┌─ WORKING DATA

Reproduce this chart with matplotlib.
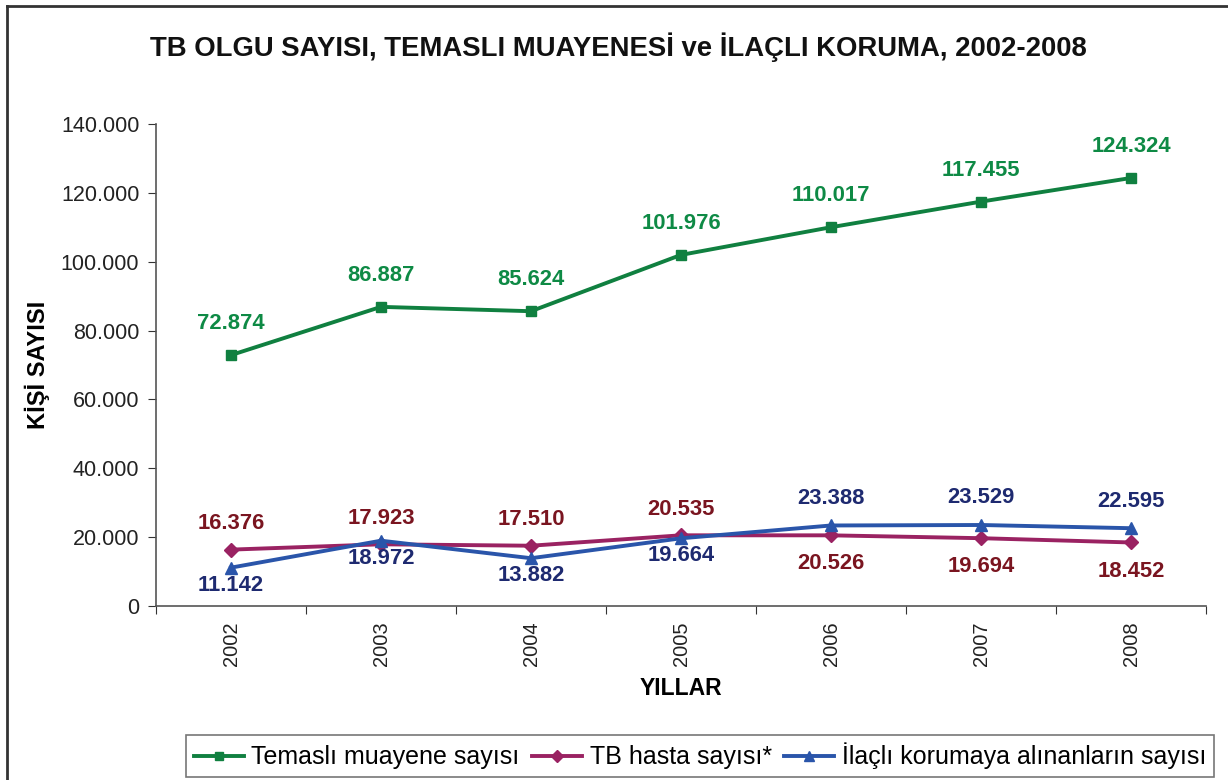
import matplotlib
matplotlib.use("Agg")
import matplotlib.pyplot as plt
from matplotlib.lines import Line2D

years = ["2002", "2003", "2004", "2005", "2006", "2007", "2008"]
temasli = [72874, 86887, 85624, 101976, 110017, 117455, 124324]
tb_hasta = [16376, 17923, 17510, 20535, 20526, 19694, 18452]
ilacli = [11142, 18972, 13882, 19664, 23388, 23529, 22595]
y_ticks = [0, 20000, 40000, 60000, 80000, 100000, 120000, 140000]
y_tick_labels = ["0", "20.000", "40.000", "60.000", "80.000", "100.000", "120.000", "140.000"]
tb_label_above = [True, True, True, True, False, False, False]
il_label_above = [False, False, False, False, True, True, True]

def fmt(v):
    return f"{v:,}".replace(",", ".")

plt.rcParams['font.family'] = ['Liberation Sans', 'DejaVu Sans']

fig = plt.figure(figsize=(12.28, 7.8), dpi=100)
ax = fig.add_axes([156/1228, 1-606/780, 1050/1228, (606-124)/780])

green = "#108040"
green_txt = "#0E8A45"
mag = "#9A2262"
mag_txt = "#7A1520"
blue = "#2A55AA"
blue_txt = "#1E2A70"
lab_fs = 15.8

x = list(range(len(years)))
ax.plot(x, temasli, color=green, lw=2.8, marker="s", ms=7.5, label="Temaslı muayene sayısı")
ax.plot(x, tb_hasta, color=mag, lw=2.8, marker="D", ms=7.5, label="TB hasta sayısı*")
ax.plot(x, ilacli, color=blue, lw=2.8, marker="^", ms=9, label="İlaçlı korumaya alınanların sayısı")

for i, v in enumerate(temasli):
    ax.annotate(fmt(v), (i, v), xytext=(0, 15), textcoords="offset points", ha="center", va="bottom",
                color=green_txt, fontsize=lab_fs, fontweight="bold")
for i, v in enumerate(tb_hasta):
    if tb_label_above[i]:
        ax.annotate(fmt(v), (i, v), xytext=(0, 11), textcoords="offset points", ha="center", va="bottom",
                    color=mag_txt, fontsize=lab_fs, fontweight="bold")
    else:
        ax.annotate(fmt(v), (i, v), xytext=(0, -13), textcoords="offset points", ha="center", va="top",
                    color=mag_txt, fontsize=lab_fs, fontweight="bold")
for i, v in enumerate(ilacli):
    if il_label_above[i]:
        ax.annotate(fmt(v), (i, v), xytext=(0, 12), textcoords="offset points", ha="center", va="bottom",
                    color=blue_txt, fontsize=lab_fs, fontweight="bold")
    else:
        ax.annotate(fmt(v), (i, v), xytext=(0, -5), textcoords="offset points", ha="center", va="top",
                    color=blue_txt, fontsize=lab_fs, fontweight="bold")

ax.set_xlim(-0.5, len(years) - 0.5)
ax.set_ylim(0, 140000)
ax.set_yticks(y_ticks)
ax.set_yticklabels(y_tick_labels, fontsize=15.5, color="#222222")
ax.set_xticks([i - 0.5 for i in range(len(years) + 1)])
ax.set_xticklabels([])
ax.set_xticks(x, minor=True)
ax.set_xticklabels(years, minor=True, rotation=90, fontsize=14.5, color="#222222")
ax.tick_params(axis="x", which="minor", length=0, pad=11)
ax.tick_params(axis="x", which="major", length=6, direction="out", color="#333333")
ax.tick_params(axis="y", length=6, direction="out", color="#333333", pad=6)
for s in ["top", "right"]:
    ax.spines[s].set_visible(False)
for s in ["left", "bottom"]:
    ax.spines[s].set_color("#555555")
    ax.spines[s].set_linewidth(1.2)

ax.set_ylabel("KİŞİ SAYISI", fontsize=17, fontweight="bold", labelpad=8)
ax.set_xlabel("YILLAR", fontsize=16.5, fontweight="bold", labelpad=8)
fig.text(618/1228, 1-47/780, "TB OLGU SAYISI, TEMASLI MUAYENESİ ve İLAÇLI KORUMA, 2002-2008",
         ha="center", va="center", fontsize=19.8, fontweight="bold", color="#111111")

leg = fig.legend(loc="center", bbox_to_anchor=(700/1228, 1-756/780), ncol=3, fontsize=18,
                 frameon=True, fancybox=False, edgecolor="#555555", handlelength=2.0,
                 columnspacing=0.5, handletextpad=0.3, borderpad=0.3, markerscale=0.85)
leg.get_frame().set_linewidth(1.2)

fig.add_artist(Line2D([7/1228, 7/1228], [0, 1-6/780], transform=fig.transFigure, color="#333333", lw=2))
fig.add_artist(Line2D([7/1228, 1], [1-6/780, 1-6/780], transform=fig.transFigure, color="#333333", lw=2))

fig.savefig("out.png", dpi=100)
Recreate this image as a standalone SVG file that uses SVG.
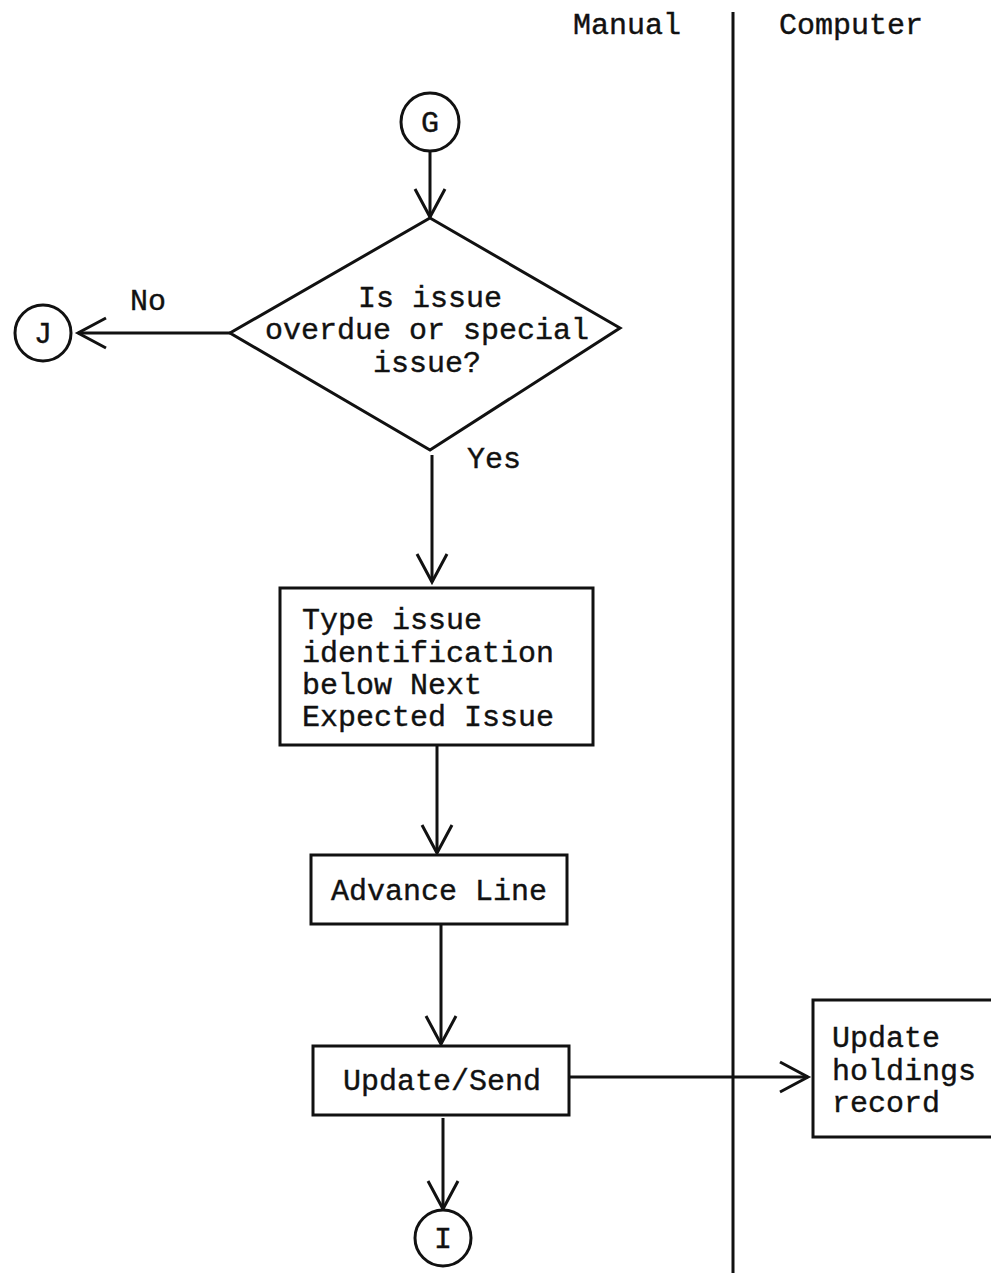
<svg xmlns="http://www.w3.org/2000/svg" width="991" height="1273" viewBox="0 0 991 1273">
<style>
text{font-family:"Liberation Mono","DejaVu Sans Mono",monospace;font-size:30px;fill:#111;stroke:#111;stroke-width:0.4}
.s{fill:none;stroke:#111;stroke-width:3}
.b{fill:#fff;stroke:#111;stroke-width:3}
</style>
<defs>
<marker id="ah" markerUnits="userSpaceOnUse" markerWidth="40" markerHeight="40" viewBox="-32 -20 40 40" refX="0" refY="0" orient="auto">
<path d="M-28,-15 L0,0 L-28,15" fill="none" stroke="#111" stroke-width="3"/>
</marker>
</defs>
<rect width="991" height="1273" fill="#fff"/>
<g id="lanes">
<line x1="733" y1="12" x2="733" y2="1273" class="s"/>
<text x="573" y="34">Manual</text>
<text x="779" y="34">Computer</text>
</g>
<g id="connectors" class="s">
<line x1="430" y1="152" x2="430" y2="217" marker-end="url(#ah)"/>
<line x1="230" y1="333" x2="78" y2="333" marker-end="url(#ah)"/>
<line x1="432" y1="455" x2="432" y2="582" marker-end="url(#ah)"/>
<line x1="437" y1="746" x2="437" y2="853" marker-end="url(#ah)"/>
<line x1="441" y1="924" x2="441" y2="1044" marker-end="url(#ah)"/>
<line x1="569" y1="1077" x2="808" y2="1077" marker-end="url(#ah)"/>
<line x1="443" y1="1118" x2="443" y2="1209" marker-end="url(#ah)"/>
</g>
<g id="G">
<circle cx="430" cy="122" r="29" class="b"/>
<text x="430" y="132" text-anchor="middle">G</text>
</g>
<g id="decision">
<polygon points="430,218 620,328 430,450 230,333" class="b"/>
<text x="430" y="307" text-anchor="middle">Is issue</text>
<text x="427" y="339" text-anchor="middle">overdue or special</text>
<text x="427" y="372" text-anchor="middle">issue?</text>
</g>
<text x="130" y="310">No</text>
<text x="467" y="468">Yes</text>
<g id="J">
<circle cx="43" cy="333" r="28" class="b"/>
<text x="43" y="343" text-anchor="middle">J</text>
</g>
<g id="type">
<rect x="280" y="588" width="313" height="157" class="b"/>
<text x="302" y="629">Type issue</text>
<text x="302" y="662">identification</text>
<text x="302" y="694">below Next</text>
<text x="302" y="726">Expected Issue</text>
</g>
<g id="advance">
<rect x="311" y="855" width="256" height="69" class="b"/>
<text x="439" y="900" text-anchor="middle">Advance Line</text>
</g>
<g id="update">
<rect x="313" y="1046" width="256" height="69" class="b"/>
<text x="442" y="1090" text-anchor="middle">Update/Send</text>
</g>
<g id="holdings">
<rect x="813" y="1000" width="190" height="137" class="b"/>
<text x="832" y="1047">Update</text>
<text x="832" y="1080">holdings</text>
<text x="832" y="1112">record</text>
</g>
<g id="I">
<circle cx="443" cy="1238" r="28" class="b"/>
<text x="443" y="1248" text-anchor="middle">I</text>
</g>
</svg>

└─

TASK INSTRUCTIONS:
Find how many lines of the entries contain "this". Respond with the number only.

FULL SOLUTION:
2